2000'e Doğru
- Frequency: Weekly
- First issue: January 1987
- Final issue: 1992
- Country: Turkey
- Based in: Istanbul
- Language: Turkish
- OCLC: 27802367

= 2000'e Doğru =

2000'e Doğru (Towards 2000) was a weekly Turkish news magazine. It was published between 1987 and 1992.

==History and profile==
2000'e Doğru was established in January 1987 by Doğu Perinçek. The publisher was Sistem Yayıncılık. In 1989 it had a circulation of around 22,000 copies making it the second-highest circulation news weekly behind Nokta. Contributors included Halil Berktay, Aziz Nesin, Musa Anter, Turan Dursun and Soner Yalçın.

In 1987 editor Fatma Yazici was sentenced to one year and four months for "insulting" President Kenan Evren. Within the first two years the magazine had had 28 cases brought against it by the government, and editor Yazici had been sentenced to over eight years in prison. Several 1987 issues repeating statements made by Mustafa Kemal Atatürk about autonomy for Kurds were confiscated before publication.

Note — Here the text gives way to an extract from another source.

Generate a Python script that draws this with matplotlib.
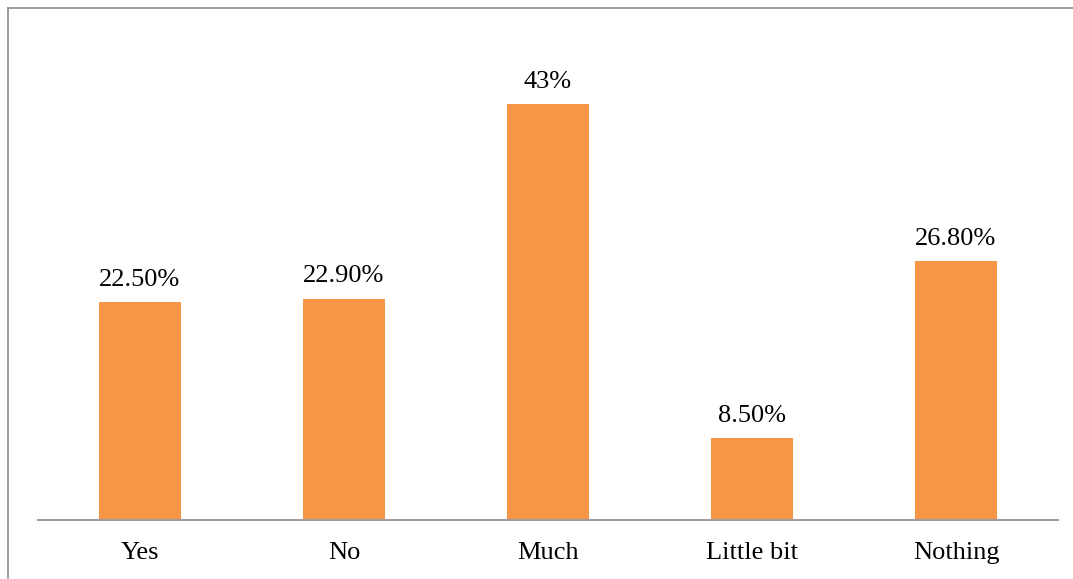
import matplotlib.pyplot as plt
from matplotlib.lines import Line2D

categories = ["Yes", "No", "Much", "Little bit", "Nothing"]
values = [22.5, 22.9, 43, 8.5, 26.8]
labels = ["22.50%", "22.90%", "43%", "8.50%", "26.80%"]

W, H = 1073, 579
fig = plt.figure(figsize=(W / 100, H / 100), dpi=100)
plt.rcParams["font.family"] = ["Liberation Serif", "DejaVu Serif"]

ax = fig.add_axes([38 / W, 59 / H, (1058 - 38) / W, (520 - 30) / H])
ax.bar(range(len(values)), values, width=0.4, color="#F79646")
ax.set_xlim(-0.5, 4.5)
ax.set_ylim(0, 490 / 9.67)

for i, (v, lab) in enumerate(zip(values, labels)):
    ax.annotate(lab, (i, v), xytext=(0, 8), textcoords="offset points",
                ha="center", va="bottom", fontsize=19)

ax.set_xticks(range(len(categories)))
ax.set_xticklabels(categories, fontsize=19)
ax.tick_params(axis="x", length=0, pad=16)
ax.set_yticks([])
for side in ["top", "right", "left"]:
    ax.spines[side].set_visible(False)
ax.spines["bottom"].set_color("#a0a0a0")
ax.spines["bottom"].set_linewidth(1.5)

# outer chart border (cut at the right and bottom)
fig.add_artist(Line2D([8 / W, 8 / W], [0, 1 - 8 / H], color="#8c8c8c", lw=1.2))
fig.add_artist(Line2D([8 / W, 1], [1 - 8 / H, 1 - 8 / H], color="#8c8c8c", lw=1.2))

fig.savefig("out.png", dpi=100)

The 2000'e Doğru edition of 16 February 1992 reported that eyewitnesses and sympathizers of Kurdish Hizbollah had informed them that members of the organization were trained in the headquarters of Turkey's rapid deployment force (Çevik Kuvvet) in Diyarbakır. Two days after the article was published, its author, Halit Güngen, was killed by unidentified murderers. The magazine folded in 1992.